Start Given material

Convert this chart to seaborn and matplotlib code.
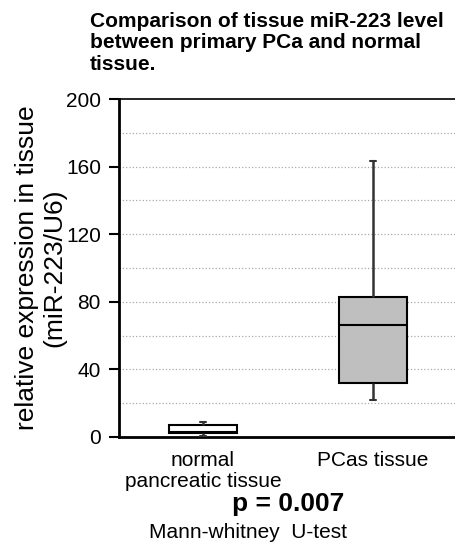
import seaborn as sns
import matplotlib.pyplot as plt
import pandas as pd

# five-number summaries (min, q1, median, q3, max)
groups = ['normal\npancreatic tissue', 'PCas tissue']
normal_values = [0.4, 2.4, 3.0, 7.2, 9.0]
pcas_values = [21.9, 32.1, 66.3, 82.8, 163.3]
box_colors = ['white', '#bfbfbf']
y_ticks = [0, 40, 80, 120, 160, 200]
grid_ticks = [20, 40, 60, 80, 100, 120, 140, 160, 180]

title = 'Comparison of tissue miR-223 level\nbetween primary PCa and normal\ntissue.'
y_label = 'relative expression in tissue\n(miR-223/U6)'
p_text = 'p = 0.007'
test_text = 'Mann-whitney  U-test'

sns.set_style('white')
plt.rcParams['font.family'] = ['Liberation Sans', 'DejaVu Sans']
plt.rcParams['text.color'] = 'black'
plt.rcParams['axes.labelcolor'] = 'black'
plt.rcParams['xtick.color'] = 'black'
plt.rcParams['ytick.color'] = 'black'

df = pd.DataFrame({
    'group': [groups[0]] * len(normal_values) + [groups[1]] * len(pcas_values),
    'value': normal_values + pcas_values,
})

fig = plt.figure(figsize=(4.55, 5.44), dpi=100)
ax = fig.add_axes([0.2615, 0.1967, 0.7385, 0.6213])

sns.boxplot(data=df, x='group', y='value', hue='group', order=groups,
            palette=box_colors, legend=False, width=0.4, whis=(0, 100),
            linecolor='black', linewidth=1.5, ax=ax, zorder=3,
            whiskerprops={'color': '#333333', 'linewidth': 1.8},
            capprops={'color': '#333333'}, capwidths=0.035)

ax.set_ylim(0, 200)
ax.set_xlim(-0.494, 1.482)
ax.set_yticks(y_ticks)
for g in grid_ticks:
    ax.axhline(g, color='#aaaaaa', linestyle=':', linewidth=0.9, zorder=1)
ax.tick_params(axis='y', which='major', direction='out', length=7, width=1.5,
               labelsize=15, pad=6, left=True)
ax.tick_params(axis='x', length=0, labelsize=15, pad=10)
for lab in ax.get_xticklabels():
    lab.set_linespacing(1.15)

ax.spines['right'].set_visible(False)
ax.spines['left'].set_linewidth(2)
ax.spines['bottom'].set_linewidth(2)
ax.spines['top'].set_linewidth(1.2)
for s in ['left', 'bottom', 'top']:
    ax.spines[s].set_color('black')

ax.set_xlabel('')
ax.set_ylabel(y_label, fontsize=19, linespacing=1.15, labelpad=0)

fig.text(90 / 455, 1 - 12 / 544, title, fontsize=15, fontweight='bold',
         ha='left', va='top', linespacing=1.15)
fig.text(288 / 455, 1 - 504 / 544, p_text, fontsize=19, fontweight='bold',
         ha='center', va='center')
fig.text(248 / 455, 1 - 533 / 544, test_text, fontsize=15,
         ha='center', va='center')

plt.savefig('out.png', dpi=100)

End Given material

▶ _Required work_: Quote in full the listing given above; the images are to be left out.

▶ _Answer below_:
Convert this chart to seaborn and matplotlib code.
import seaborn as sns
import matplotlib.pyplot as plt
import pandas as pd

# five-number summaries (min, q1, median, q3, max)
groups = ['normal\npancreatic tissue', 'PCas tissue']
normal_values = [0.4, 2.4, 3.0, 7.2, 9.0]
pcas_values = [21.9, 32.1, 66.3, 82.8, 163.3]
box_colors = ['white', '#bfbfbf']
y_ticks = [0, 40, 80, 120, 160, 200]
grid_ticks = [20, 40, 60, 80, 100, 120, 140, 160, 180]

title = 'Comparison of tissue miR-223 level\nbetween primary PCa and normal\ntissue.'
y_label = 'relative expression in tissue\n(miR-223/U6)'
p_text = 'p = 0.007'
test_text = 'Mann-whitney  U-test'

sns.set_style('white')
plt.rcParams['font.family'] = ['Liberation Sans', 'DejaVu Sans']
plt.rcParams['text.color'] = 'black'
plt.rcParams['axes.labelcolor'] = 'black'
plt.rcParams['xtick.color'] = 'black'
plt.rcParams['ytick.color'] = 'black'

df = pd.DataFrame({
    'group': [groups[0]] * len(normal_values) + [groups[1]] * len(pcas_values),
    'value': normal_values + pcas_values,
})

fig = plt.figure(figsize=(4.55, 5.44), dpi=100)
ax = fig.add_axes([0.2615, 0.1967, 0.7385, 0.6213])

sns.boxplot(data=df, x='group', y='value', hue='group', order=groups,
            palette=box_colors, legend=False, width=0.4, whis=(0, 100),
            linecolor='black', linewidth=1.5, ax=ax, zorder=3,
            whiskerprops={'color': '#333333', 'linewidth': 1.8},
            capprops={'color': '#333333'}, capwidths=0.035)

ax.set_ylim(0, 200)
ax.set_xlim(-0.494, 1.482)
ax.set_yticks(y_ticks)
for g in grid_ticks:
    ax.axhline(g, color='#aaaaaa', linestyle=':', linewidth=0.9, zorder=1)
ax.tick_params(axis='y', which='major', direction='out', length=7, width=1.5,
               labelsize=15, pad=6, left=True)
ax.tick_params(axis='x', length=0, labelsize=15, pad=10)
for lab in ax.get_xticklabels():
    lab.set_linespacing(1.15)

ax.spines['right'].set_visible(False)
ax.spines['left'].set_linewidth(2)
ax.spines['bottom'].set_linewidth(2)
ax.spines['top'].set_linewidth(1.2)
for s in ['left', 'bottom', 'top']:
    ax.spines[s].set_color('black')

ax.set_xlabel('')
ax.set_ylabel(y_label, fontsize=19, linespacing=1.15, labelpad=0)

fig.text(90 / 455, 1 - 12 / 544, title, fontsize=15, fontweight='bold',
         ha='left', va='top', linespacing=1.15)
fig.text(288 / 455, 1 - 504 / 544, p_text, fontsize=19, fontweight='bold',
         ha='center', va='center')
fig.text(248 / 455, 1 - 533 / 544, test_text, fontsize=15,
         ha='center', va='center')

plt.savefig('out.png', dpi=100)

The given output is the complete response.